A pitfall of golang scheduler

Let me fast forward into the problem without wasting time. Try executing the following golang code snippet.

package main
import "fmt"
import "time"
import "runtime"

func main() {
    var x int
    threads := runtime.GOMAXPROCS(0)
    for i := 0; i < threads; i++ {
        go func() {
            for { x++ }
        }()
    }
    time.Sleep(time.Second)
    fmt.Println("x =", x)
}

The program can be executed as:

$ GOMAXPROCS=8 go run x.go

Do you observe that the program never terminates ? This the golang pitfall I was talking about. If you write the same program in C/C++, you will never observe such an issue. Now lets modify the program by changing the following line: threads := runtime.GOMAXPROCS(0)-1

So, we just decreased the number of go routines by 1. If you rerun the program after this change, you observe that the program terminates properly and the result will be printed. This is very surprising, isn’t it ? To understand the reason behind this problem, we need to understand a bit about golang runtime and scheduler implementation.

Scheduler under the hood

Golang provides go-routines for concurrency. They are similar to threads, but they are lightweight and overheads are very minimal. Programs with tens of thousands of go-routines are not uncommon, while it is very expensive to have ten thousand pthreads. The golang implements go-routines in userland. The golang runtime creates OS threads (pthreads) equal to the number of GOMAXPROCS for the go program. Go routines are scheduled on these limited OS threads by the golang runtime.

OS Scheduler

Let us review how an OS process is scheduled by an operating system. Usually, operating system scheduler keeps a list of OS processes and they are either in running, runnable or non-runnable state. If a process is running for more than a scheduler time slice, it would preempt the process and schedule execution of another runnable process on the same CPU. The preemption is facilated by the timer interrupt. A timer interrupt is fired at a frequency of scheduler slice interval. The process which was executing in a piece of code would stop its execution, save the process execution context and execute interrupt handler. The interrupt handler would switch the execution into the scheduler. Now, the scheduler can decide which runnable process should be executed on this CPU. Scheduler would pick a process and switch into its execution context.

Golang scheduler

Golang implements a co-operative partially preemptive scheduler. It does not implement preemption based on timer interrupts. But, the scheduler should facilitate running multiple go-routines on an OS-thread concurrently. Golang add hooks into runtime provided constructs, libraries and system call wrappers which can make a co-operative call into the scheduler. As it avoids the timers for calling into the scheduler, mutual help from the runtime provided functions are used as entry points into the scheduler. What happens if we managed to write a go-routine that does not use any runtime provides wrapper functions ? This is exactly what has happened here. That go-routine will not calling into the scheduler and cause preemption of the go-routine.

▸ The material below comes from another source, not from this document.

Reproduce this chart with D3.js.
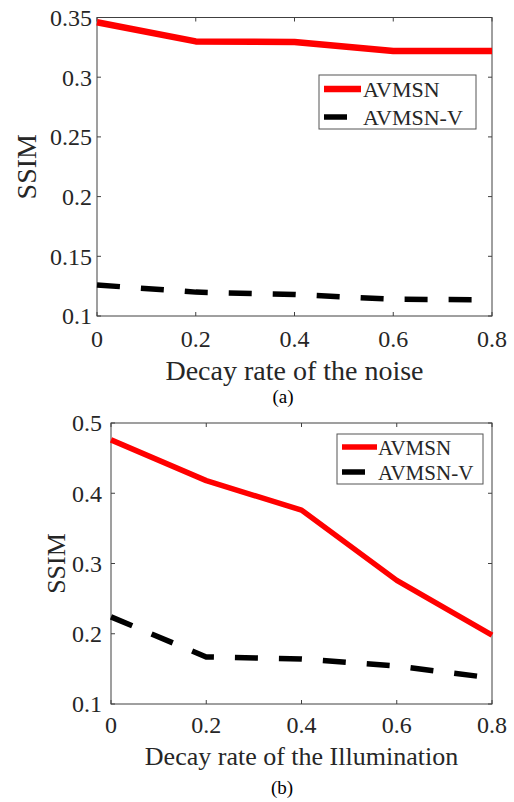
<!DOCTYPE html>
<html>
<head>
<meta charset="utf-8">
<script src="https://cdn.jsdelivr.net/npm/d3@7"></script>
<style>
  body { margin: 0; background: #fff; }
  svg text { font-family: "Liberation Serif", "Times New Roman", serif; fill: #262626; }
</style>
</head>
<body>
<svg id="fig" width="514" height="802"></svg>
<script>
// values
var decayRates = [0, 0.2, 0.4, 0.6, 0.8];
var noiseAVMSN = [0.346, 0.330, 0.3295, 0.322, 0.322];
var noiseAVMSNV = [0.126, 0.120, 0.118, 0.114, 0.1135];
var illumAVMSN = [0.476, 0.418, 0.376, 0.276, 0.198];
var illumAVMSNV = [0.224, 0.167, 0.164, 0.154, 0.137];
var xTicks = [0, 0.2, 0.4, 0.6, 0.8];
var noiseYTicks = [0.1, 0.15, 0.2, 0.25, 0.3, 0.35];
var illumYTicks = [0.1, 0.2, 0.3, 0.4, 0.5];
var seriesNames = ["AVMSN", "AVMSN-V"];

var serif = '"Liberation Serif", "Times New Roman", serif';
var svg = d3.select('#fig');

function drawPanel(p) {
    var x = d3.scaleLinear().domain([0, 0.8]).range([p.left, p.right]);
    var y = d3.scaleLinear().domain(p.yDomain).range([p.bottom, p.top]);
    var g = svg.append('g').attr('font-family', serif);
    var tick = 4;

    // box
    g.append('rect')
        .attr('x', p.left).attr('y', p.top)
        .attr('width', p.right - p.left).attr('height', p.bottom - p.top)
        .attr('fill', 'none').attr('stroke', '#404040').attr('stroke-width', 1);

    // inward ticks on all four sides
    xTicks.forEach(function (t) {
        g.append('line').attr('x1', x(t)).attr('x2', x(t))
            .attr('y1', p.bottom).attr('y2', p.bottom - tick).attr('stroke', '#404040');
        g.append('line').attr('x1', x(t)).attr('x2', x(t))
            .attr('y1', p.top).attr('y2', p.top + tick).attr('stroke', '#404040');
    });
    p.yTicks.forEach(function (t) {
        g.append('line').attr('x1', p.left).attr('x2', p.left + tick)
            .attr('y1', y(t)).attr('y2', y(t)).attr('stroke', '#404040');
        g.append('line').attr('x1', p.right).attr('x2', p.right - tick)
            .attr('y1', y(t)).attr('y2', y(t)).attr('stroke', '#404040');
    });

    g.selectAll('text.xt')
        .data(xTicks)
        .enter()
        .append('text')
        .attr('class', 'xt')
        .attr('x', d => x(d))
        .attr('y', p.bottom + p.xTickGap)
        .attr('text-anchor', 'middle')
        .style('font-family', serif)
        .style('font-size', p.tickSize + 'px')
        .text(d => String(d));

    g.selectAll('text.yt')
        .data(p.yTicks)
        .enter()
        .append('text')
        .attr('class', 'yt')
        .attr('x', p.left - p.yTickGap)
        .attr('y', d => y(d))
        .attr('dy', '0.35em')
        .attr('text-anchor', 'end')
        .style('font-family', serif)
        .style('font-size', p.tickSize + 'px')
        .text(d => String(d));

    // axis titles
    g.append('text')
        .attr('x', (p.left + p.right) / 2)
        .attr('y', p.xLabelY)
        .attr('text-anchor', 'middle')
        .style('font-size', p.labelSize + 'px')
        .text(p.xLabel);

    g.append('text')
        .attr('transform', 'translate(' + p.yLabelX + ',' + ((p.top + p.bottom) / 2) + ') rotate(-90)')
        .attr('text-anchor', 'middle')
        .style('font-size', p.labelSize + 'px')
        .text('SSIM');

    g.append('text')
        .attr('x', p.capX)
        .attr('y', p.capY)
        .attr('text-anchor', 'middle')
        .style('font-size', '19px')
        .style('fill', '#000')
        .text(p.caption);

    // data lines
    var line = d3.line()
        .x((d, i) => x(decayRates[i]))
        .y(d => y(d));

    g.append('path')
        .datum(p.red)
        .attr('d', line)
        .attr('fill', 'none')
        .attr('stroke', '#ff0000')
        .attr('stroke-width', p.redWidth)
        .attr('stroke-linejoin', 'round');

    g.append('path')
        .datum(p.black)
        .attr('d', line)
        .attr('fill', 'none')
        .attr('stroke', '#000')
        .attr('stroke-width', 5.5)
        .attr('stroke-dasharray', '23,21');

    // legend
    var L = p.legend;
    g.append('rect')
        .attr('x', L.x).attr('y', L.y).attr('width', L.w).attr('height', L.h)
        .attr('fill', '#fff').attr('stroke', '#555').attr('stroke-width', 1);
    g.append('line')
        .attr('x1', L.x + 5).attr('x2', L.x + 5 + L.sample)
        .attr('y1', L.row1).attr('y2', L.row1)
        .attr('stroke', '#ff0000').attr('stroke-width', p.redWidth);
    g.append('line')
        .attr('x1', L.x + 5).attr('x2', L.x + 5 + L.sample)
        .attr('y1', L.row2).attr('y2', L.row2)
        .attr('stroke', '#000').attr('stroke-width', 5.5)
        .attr('stroke-dasharray', '23,21');
    g.selectAll('text.lg')
        .data(seriesNames)
        .enter()
        .append('text')
        .attr('class', 'lg')
        .attr('x', L.textX)
        .attr('y', (d, i) => (i === 0 ? L.row1 : L.row2) + 8)
        .style('font-size', L.size + 'px')
        .text(d => d);
}

drawPanel({
    left: 97, right: 492, top: 17.5, bottom: 316,
    yDomain: [0.1, 0.35], yTicks: noiseYTicks,
    red: noiseAVMSN, black: noiseAVMSNV, redWidth: 6.5,
    tickSize: 24, labelSize: 28, xTickGap: 31, yTickGap: 5,
    xLabel: 'Decay rate of the noise', xLabelY: 380, yLabelX: 36,
    caption: '(a)', capX: 283, capY: 403,
    legend: { x: 319, y: 75, w: 157, h: 54, sample: 37, row1: 89, row2: 117, textX: 363, size: 22 }
});

drawPanel({
    left: 111, right: 492, top: 423, bottom: 704,
    yDomain: [0.1, 0.5], yTicks: illumYTicks,
    red: illumAVMSN, black: illumAVMSNV, redWidth: 5.5,
    tickSize: 24, labelSize: 26, xTickGap: 29, yTickGap: 9,
    xLabel: 'Decay rate of the Illumination', xLabelY: 765, yLabelX: 65,
    caption: '(b)', capX: 282, capY: 794,
    legend: { x: 337, y: 434, w: 146, h: 50, sample: 35, row1: 447, row2: 472, textX: 378, size: 21 }
});
</script>
</body>
</html>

In the above program, we are executing go-routines equal to the GOMAXPROCS (OS threads). The main routine is an additional go-routine. Each of the go-routines run an infinite loop with a integer increment operation which provides no scope for the routine to call into the scheduler. Hence, all six threads (GOMAXPROCS) are running infinite loop and they will never preempt. The main go-routine which is in runnable state cannot execute as the scheduler is never executed on any of the six threads as they are busy executing infinite loop. When we decreased the threads by 1, now one OS thread became free and was able to execute the main go-routine.

In a realworld program, it is very unlikely that this would happen since we may use runtime provides features such as channels, systemcalls, fmt.Sprint, Mutex, time.Sleep atleast once. You can add a harmless time.Sleep(0) in the infite loop and observe that the program does not hang anymore.

Solution

Even though the chances of occurring this issue is very rare, but still it could occur. The solution for this problem is to forcefully call into the scheduler from the program in such scenarios. The runtime.Gosched() call facilitates to force enter into the scheduler.

The inspiration for this blog post is my colleague who faced this problem when he was playing around golang.